_Written exercise_. Write the lines out again, from the top of the material to the line containing "p.title.standoff = 3", pictures excluded.
-.-.-
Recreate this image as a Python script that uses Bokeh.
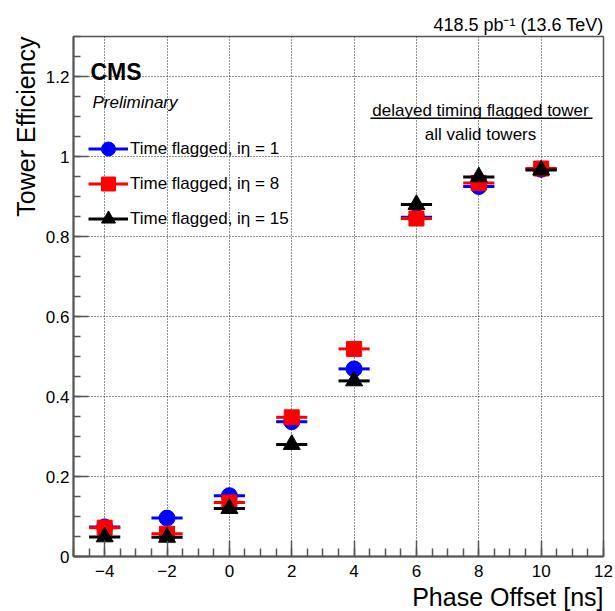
import math
from bokeh.plotting import figure
from bokeh.models import (FixedTicker, Label, Legend, LegendItem, BoxAnnotation,
                          ColumnDataSource, Range1d, Title)
from bokeh.embed import file_html
from bokeh.resources import INLINE

# ---- data ----
phase = [-4, -2, 0, 2, 4, 6, 8, 10]
half_width = [0.5, 0.5, 0.5, 0.5, 0.5, 0.5, 0.5, 0.5]
eff_eta1 = [0.074, 0.096, 0.152, 0.337, 0.469, 0.848, 0.925, 0.968]
eff_eta8 = [0.072, 0.057, 0.135, 0.348, 0.519, 0.845, 0.934, 0.970]
eff_eta15 = [0.049, 0.048, 0.120, 0.280, 0.439, 0.880, 0.949, 0.966]

x_major = [-4, -2, 0, 2, 4, 6, 8, 10, 12]
x_labels = {-4: "\u22124", -2: "\u22122", 0: "0", 2: "2", 4: "4", 6: "6", 8: "8", 10: "10", 12: "12"}
y_major = [0, 0.2, 0.4, 0.6, 0.8, 1.0, 1.2]
y_labels = {0: "0", 0.2: "0.2", 0.4: "0.4", 0.6: "0.6", 0.8: "0.8", 1.0: "1", 1.2: "1.2"}

FONT = "Liberation Sans"

p = figure(width=615, height=611, output_backend="svg", toolbar_location=None,
           x_range=Range1d(-5, 12), y_range=Range1d(0, 1.3),
           min_border_left=73, min_border_right=12, min_border_top=36, min_border_bottom=55)
p.background_fill_color = "white"
p.border_fill_color = "white"
p.outline_line_color = "#555555"
p.outline_line_width = 1.5

# top-right luminosity title
p.title.text = "418.5 pb\u207b\u00b9 (13.6 TeV)"
p.title.align = "right"
p.title.text_font = FONT
p.title.text_font_size = "18px"
p.title.text_font_style = "normal"
p.title.text_color = "black"
p.title.standoff = 3

# axis titles as side titles
p.add_layout(Title(text="Tower Efficiency", align="right", text_font=FONT,
                   text_font_size="25px", text_font_style="normal", text_color="black",
                   standoff=6), "left")
p.add_layout(Title(text="Phase Offset [ns]", align="right", text_font=FONT,
                   text_font_size="25px", text_font_style="normal", text_color="black",
                   standoff=2), "below")

# ticks
p.xaxis.ticker = FixedTicker(ticks=x_major, minor_ticks=[-5 + 0.5 * i for i in range(35)])
p.yaxis.ticker = FixedTicker(ticks=y_major, minor_ticks=[0.05 * i for i in range(27)])
p.xaxis.major_label_overrides = x_labels
p.yaxis.major_label_overrides = y_labels
for ax in (p.xaxis, p.yaxis):
    ax.axis_line_color = "#555555"
    ax.axis_line_width = 2
    ax.major_tick_line_color = "#555555"
    ax.minor_tick_line_color = "#555555"
    ax.major_tick_line_width = 1.5
    ax.minor_tick_line_width = 1.5
    ax.major_tick_out = 0
    ax.minor_tick_out = 0
    ax.major_label_text_font = FONT
    ax.major_label_text_font_size = "17px"
    ax.major_label_text_color = "black"
p.xaxis.major_tick_in = 16
p.xaxis.minor_tick_in = 8
p.yaxis.major_tick_in = 15
p.yaxis.minor_tick_in = 7
p.xaxis.major_label_standoff = 8
p.yaxis.major_label_standoff = 4

# grid
for g in (p.xgrid, p.ygrid):
    g.grid_line_color = "#222222"
    g.grid_line_dash = "1 2"
    g.grid_line_width = 1
p.xgrid.ticker = FixedTicker(ticks=x_major)
p.ygrid.ticker = FixedTicker(ticks=y_major)

series = [
    ("Time flagged, i\u03b7 = 1", eff_eta1, "#0000ff", "circle", 16),
    ("Time flagged, i\u03b7 = 8", eff_eta8, "#ff0000", "square", 15),
    ("Time flagged, i\u03b7 = 15", eff_eta15, "black", "triangle", 17),
]
items = []
for name, vals, col, mk, sz in series:
    src = ColumnDataSource(dict(
        x=phase, y=vals,
        x0=[a - w for a, w in zip(phase, half_width)],
        x1=[a + w for a, w in zip(phase, half_width)]))
    seg = p.segment(x0="x0", y0="y", x1="x1", y1="y", source=src, line_color=col, line_width=3)
    sc = p.scatter(x="x", y="y", source=src, marker=mk, size=sz, fill_color=col, line_color=col)
    items.append(LegendItem(label=name, renderers=[seg, sc]))

legend = Legend(items=items, location=(15, 320), orientation="vertical",
                glyph_width=40, glyph_height=35, spacing=0, padding=0, margin=0,
                label_standoff=2, label_text_font=FONT, label_text_font_size="17px",
                label_text_color="black",
                label_height=20, border_line_color=None, background_fill_alpha=0)
p.add_layout(legend, "center")

def lab(text, x, y, size, align="left", baseline="alphabetic", style="normal"):
    p.add_layout(Label(x=x, y=y, x_units="screen", y_units="screen", text=text,
                       text_font=FONT, text_font_size=size, text_align=align,
                       text_baseline=baseline, text_font_style=style,
                       text_color="black"))

lab("CMS", 17, 485, "23px", style="bold")
lab("Preliminary", 19, 454, "17px", style="italic")
lab("delayed timing flagged tower", 407, 446, "17px", align="center")
lab("all valid towers", 407, 422, "17px", align="center")

p.add_layout(BoxAnnotation(left=297, right=519, bottom=437.5, top=439,
                           left_units="screen", right_units="screen",
                           bottom_units="screen", top_units="screen",
                           fill_color="black", fill_alpha=1, line_color=None))

open("out.html", "w").write(file_html(p, INLINE))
-.-.-
_Written solution_.
Recreate this image as a Python script that uses Bokeh.
import math
from bokeh.plotting import figure
from bokeh.models import (FixedTicker, Label, Legend, LegendItem, BoxAnnotation,
                          ColumnDataSource, Range1d, Title)
from bokeh.embed import file_html
from bokeh.resources import INLINE

# ---- data ----
phase = [-4, -2, 0, 2, 4, 6, 8, 10]
half_width = [0.5, 0.5, 0.5, 0.5, 0.5, 0.5, 0.5, 0.5]
eff_eta1 = [0.074, 0.096, 0.152, 0.337, 0.469, 0.848, 0.925, 0.968]
eff_eta8 = [0.072, 0.057, 0.135, 0.348, 0.519, 0.845, 0.934, 0.970]
eff_eta15 = [0.049, 0.048, 0.120, 0.280, 0.439, 0.880, 0.949, 0.966]

x_major = [-4, -2, 0, 2, 4, 6, 8, 10, 12]
x_labels = {-4: "\u22124", -2: "\u22122", 0: "0", 2: "2", 4: "4", 6: "6", 8: "8", 10: "10", 12: "12"}
y_major = [0, 0.2, 0.4, 0.6, 0.8, 1.0, 1.2]
y_labels = {0: "0", 0.2: "0.2", 0.4: "0.4", 0.6: "0.6", 0.8: "0.8", 1.0: "1", 1.2: "1.2"}

FONT = "Liberation Sans"

p = figure(width=615, height=611, output_backend="svg", toolbar_location=None,
           x_range=Range1d(-5, 12), y_range=Range1d(0, 1.3),
           min_border_left=73, min_border_right=12, min_border_top=36, min_border_bottom=55)
p.background_fill_color = "white"
p.border_fill_color = "white"
p.outline_line_color = "#555555"
p.outline_line_width = 1.5

# top-right luminosity title
p.title.text = "418.5 pb\u207b\u00b9 (13.6 TeV)"
p.title.align = "right"
p.title.text_font = FONT
p.title.text_font_size = "18px"
p.title.text_font_style = "normal"
p.title.text_color = "black"
p.title.standoff = 3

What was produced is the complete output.